<<<<

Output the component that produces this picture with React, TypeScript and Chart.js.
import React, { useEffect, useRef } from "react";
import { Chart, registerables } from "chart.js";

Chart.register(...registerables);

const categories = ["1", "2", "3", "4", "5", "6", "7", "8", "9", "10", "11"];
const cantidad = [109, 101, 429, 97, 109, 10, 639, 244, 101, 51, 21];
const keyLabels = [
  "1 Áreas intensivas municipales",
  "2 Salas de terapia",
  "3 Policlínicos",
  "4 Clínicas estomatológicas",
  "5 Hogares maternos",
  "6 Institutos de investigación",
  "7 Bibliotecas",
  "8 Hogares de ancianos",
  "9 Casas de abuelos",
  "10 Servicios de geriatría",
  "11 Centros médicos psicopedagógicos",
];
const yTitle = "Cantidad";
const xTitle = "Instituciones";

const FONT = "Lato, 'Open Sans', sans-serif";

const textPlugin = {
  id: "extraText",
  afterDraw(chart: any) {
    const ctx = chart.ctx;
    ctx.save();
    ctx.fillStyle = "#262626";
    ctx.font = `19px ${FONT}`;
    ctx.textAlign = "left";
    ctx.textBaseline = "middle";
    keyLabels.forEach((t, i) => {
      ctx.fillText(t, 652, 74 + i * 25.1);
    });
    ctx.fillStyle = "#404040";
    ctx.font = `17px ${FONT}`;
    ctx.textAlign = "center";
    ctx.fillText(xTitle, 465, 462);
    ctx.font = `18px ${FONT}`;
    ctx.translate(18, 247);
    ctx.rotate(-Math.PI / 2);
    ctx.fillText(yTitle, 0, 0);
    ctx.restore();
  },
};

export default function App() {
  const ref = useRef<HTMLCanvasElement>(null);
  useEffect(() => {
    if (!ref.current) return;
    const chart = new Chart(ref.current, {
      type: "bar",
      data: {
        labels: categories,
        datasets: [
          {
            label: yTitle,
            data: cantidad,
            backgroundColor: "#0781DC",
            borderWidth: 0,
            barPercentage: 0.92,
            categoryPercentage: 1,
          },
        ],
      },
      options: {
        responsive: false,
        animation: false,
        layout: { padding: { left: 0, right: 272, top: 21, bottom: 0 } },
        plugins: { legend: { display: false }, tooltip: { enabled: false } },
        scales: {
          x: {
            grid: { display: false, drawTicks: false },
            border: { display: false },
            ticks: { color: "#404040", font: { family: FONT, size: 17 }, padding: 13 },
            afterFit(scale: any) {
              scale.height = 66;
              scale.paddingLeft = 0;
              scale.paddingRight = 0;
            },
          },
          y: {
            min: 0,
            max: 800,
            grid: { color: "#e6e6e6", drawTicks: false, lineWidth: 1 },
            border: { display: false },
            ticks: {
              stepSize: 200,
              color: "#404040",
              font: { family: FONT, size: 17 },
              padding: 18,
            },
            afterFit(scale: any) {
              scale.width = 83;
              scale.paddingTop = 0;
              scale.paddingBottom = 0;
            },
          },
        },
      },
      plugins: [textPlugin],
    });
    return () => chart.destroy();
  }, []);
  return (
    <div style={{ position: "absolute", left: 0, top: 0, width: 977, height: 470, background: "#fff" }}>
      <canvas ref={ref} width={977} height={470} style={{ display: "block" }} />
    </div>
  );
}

>>>>
<<<<

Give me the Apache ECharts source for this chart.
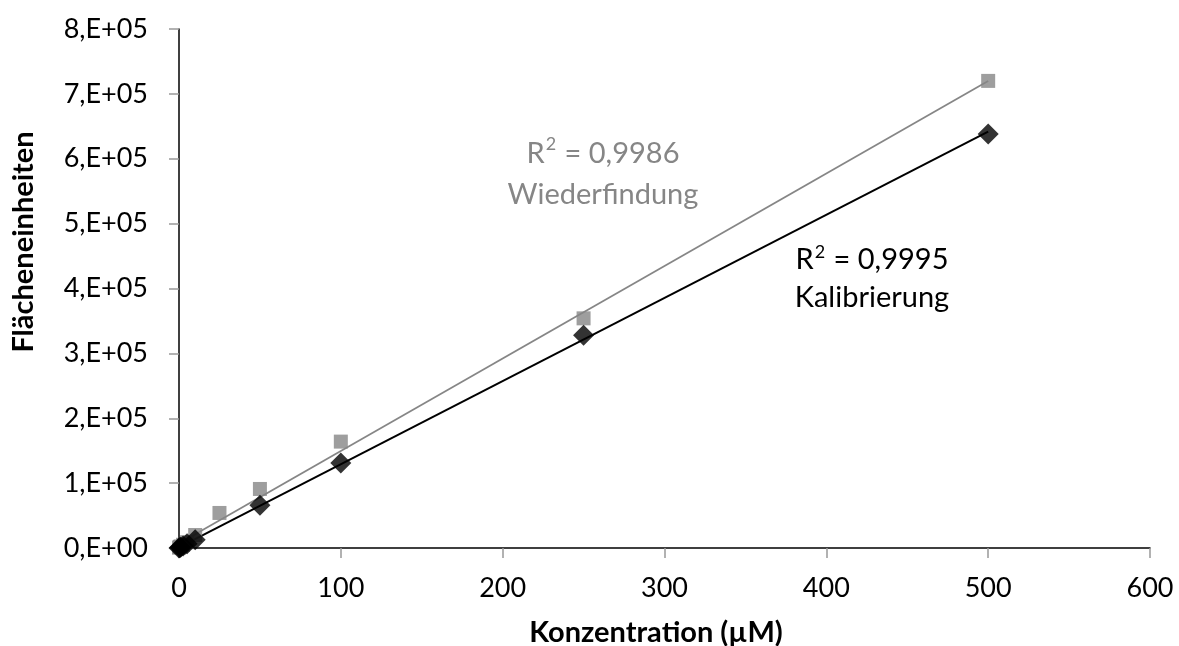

>>>>

§ **WORK TO DO**
Your task is to repeat the lines from the one containing "Output the component" to the one containing "Chart.register(...registerables);", both lines included. Leave out every other line.

§ **THE OUTPUT**
Output the component that produces this picture with React, TypeScript and Chart.js.
import React, { useEffect, useRef } from "react";
import { Chart, registerables } from "chart.js";

Chart.register(...registerables);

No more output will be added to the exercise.